Sur Internet, royaume des pipeauteurs et des gens qui ont trop de temps libre, ce genre de message un peu farfelu aurait pu passer inaperçu. Mais après des vérifications effectuées par le club lui-même, le fameux internaute est vite démasqué. Il s'agit de Cyril Guth, homme d'affaires français installé à Dubaï, qui représente le conglomérat d'investisseurs et qui s'apprête à devenir président de l'ASNL en cas de vente du club. Sa façon d'échanger avec les fans sur le net étonne, et relève clairement du jamais-vu. En même temps, ce personnage et les Chinois qu'il représente n'en sont pas à leur première surprise, et Jacques Rousselot, président de Nancy depuis 1995, est ballotté depuis des semaines au gré de leurs pas en avant, et surtout en arrière.
Un pilote de karting à Picot
Pourtant, dès le 30 octobre, L'Est Républicain annonçait sans sourciller : « La vente de l'ASNL est signée. » Qui pour reprendre les Chardons ? Comme à Sochaux et à Auxerre, les repreneurs sont chinois. Un groupe d'hommes d'affaires qui auraient 40 milliards d'euros en poche, et représentés dans ce dossier par Cyril Guth. Avant d'arriver en Meurthe-et-Moselle, le gang avait d'abord tenté de mettre le grappin sur l'Olympique de Marseille, en vain. Alors va pour Nancy, club de Michel Platini, l'idole de jeunesse de Cyril Guth. Ce dernier est un quinquagénaire sympathique, passionné de karting, et dont le numéro de téléphone personnel est carrément disponible sur le site d'une de ses sociétés. Et là où Sochaux ou Auxerre n'avaient couté que 7 millions d'euros aux Chinois, Nancy devrait partir pour une vingtaine de millions.
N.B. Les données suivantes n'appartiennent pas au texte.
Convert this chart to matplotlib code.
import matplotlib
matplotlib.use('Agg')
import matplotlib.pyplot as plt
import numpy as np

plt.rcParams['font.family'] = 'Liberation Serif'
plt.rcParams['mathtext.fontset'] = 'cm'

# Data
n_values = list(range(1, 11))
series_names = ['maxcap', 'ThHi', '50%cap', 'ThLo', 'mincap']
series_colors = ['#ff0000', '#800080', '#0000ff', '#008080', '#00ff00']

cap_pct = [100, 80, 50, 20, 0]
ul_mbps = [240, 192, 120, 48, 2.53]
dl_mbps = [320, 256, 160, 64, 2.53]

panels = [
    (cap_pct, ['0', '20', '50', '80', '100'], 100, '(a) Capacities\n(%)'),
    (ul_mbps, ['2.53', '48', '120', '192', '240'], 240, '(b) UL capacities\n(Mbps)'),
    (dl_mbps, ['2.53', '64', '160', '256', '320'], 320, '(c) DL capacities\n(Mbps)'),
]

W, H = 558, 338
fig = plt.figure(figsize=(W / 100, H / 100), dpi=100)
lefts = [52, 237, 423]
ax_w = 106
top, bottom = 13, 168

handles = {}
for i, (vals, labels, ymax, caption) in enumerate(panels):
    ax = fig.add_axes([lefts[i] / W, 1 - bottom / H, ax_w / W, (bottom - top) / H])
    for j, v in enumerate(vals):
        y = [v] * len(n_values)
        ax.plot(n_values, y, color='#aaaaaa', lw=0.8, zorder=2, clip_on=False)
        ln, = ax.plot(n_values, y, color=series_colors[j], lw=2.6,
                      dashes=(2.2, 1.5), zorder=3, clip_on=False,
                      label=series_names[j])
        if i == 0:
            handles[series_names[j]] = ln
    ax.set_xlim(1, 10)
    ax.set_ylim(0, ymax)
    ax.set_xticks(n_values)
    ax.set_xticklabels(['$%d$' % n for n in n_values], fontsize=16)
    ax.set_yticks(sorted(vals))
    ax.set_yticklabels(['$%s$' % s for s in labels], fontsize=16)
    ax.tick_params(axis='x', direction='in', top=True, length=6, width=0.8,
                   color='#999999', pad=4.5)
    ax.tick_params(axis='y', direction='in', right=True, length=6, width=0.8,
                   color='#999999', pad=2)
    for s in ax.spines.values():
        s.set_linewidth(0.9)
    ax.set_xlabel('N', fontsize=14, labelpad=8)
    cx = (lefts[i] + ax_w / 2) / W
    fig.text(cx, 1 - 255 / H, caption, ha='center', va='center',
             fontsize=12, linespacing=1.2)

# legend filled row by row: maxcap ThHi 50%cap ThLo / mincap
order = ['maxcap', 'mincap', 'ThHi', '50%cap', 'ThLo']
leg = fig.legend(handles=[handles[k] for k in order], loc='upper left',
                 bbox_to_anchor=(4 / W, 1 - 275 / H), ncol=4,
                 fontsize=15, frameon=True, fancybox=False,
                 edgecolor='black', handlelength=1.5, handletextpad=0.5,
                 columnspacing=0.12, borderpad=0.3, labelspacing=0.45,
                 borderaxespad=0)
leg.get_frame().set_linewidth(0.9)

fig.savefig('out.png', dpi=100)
Ligue 1 oblige, mais aussi agglomération et région à fort potentiel de développement économique. Mais une semaine après l'annonce triomphale de L'Est Républicain, les premiers grains de sable commençaient à gripper cette belle machine. Prêt à vendre son club depuis longtemps, Jacques Rousselot pensait avoir enfin trouvé les investisseurs idéaux, mais le dossier traîne, et le 7 novembre, il grogne sur France Bleu Lorraine : « Les choses n'avancent pas comme je souhaiterais, on va attendre encore un peu. (...) Ça commence à m'agacer, j'aime bien les choses qui sont claires. Aujourd'hui nous sommes dans l'attente, peut-être que ça se fera, peut-être que ça ne se fera pas. » Le poing sur la table, alors qu'il ne reste plus qu'une semaine aux repreneurs pour effectuer les versements, comme le prévoit le calendrier initialement fixé.
Phobie administrative
Le 8 novembre, lendemain du psychodrame, un journaliste de L'Est Républicain prend son téléphone et appelle le numéro indiqué sur le site de la compagnie de Cyril Guth. Loin de se planquer, ce dernier répond et rassure : « La transaction va se faire. Je comprends M. Rousselot avec lequel je suis en contacts réguliers, je comprends aussi tous les supporters de Nancy qui trouvent que ça met du temps, mais c’est normal avant de finaliser une telle opération. Il y a un tas de documents à fournir et à vérifier. » Un délai supplémentaire lui est accordé, et Guth a finalement jusqu'au 30 novembre pour rendre sa copie. « Vérifications bancaires un peu longues » , explique-t-on, en espérant calmer l'impatience des supporters grâce à de grands termes administratifs. Car les fans en ont entendu, de belles promesses.
Le budget du conglomérat monterait à plus de 120 millions, avec pour objectif de qualifier Nancy pour la Ligue des champions dans les quatre ans. Mais plus le dossier s'éternise et plus d'autres théories apparaissent, comme celle expliquant que c'est Rousselot lui-même qui met les freins. Car comme porte de sortie, il s'imaginait bien remplacer son ami Le Graët à la tête de la FFF. Toujours sur France Bleu Lorraine, il ne s'en cachait pas : « Il m'avait semblé qu'il arrêtait, j'étais un peu dans la confidence puisque je devais lui succéder. Je suis très affecté par la situation. » Il prend ensuite le pouls de la LFP, et comprend qu'il n'y a pas non plus de place pour lui là-bas. Alors pour ne pas se retrouver tout nu, certains pensent qu'il préfère s'accrocher à son club. Histoire de suivre l'exemple de son pote Le Graët à la FFF.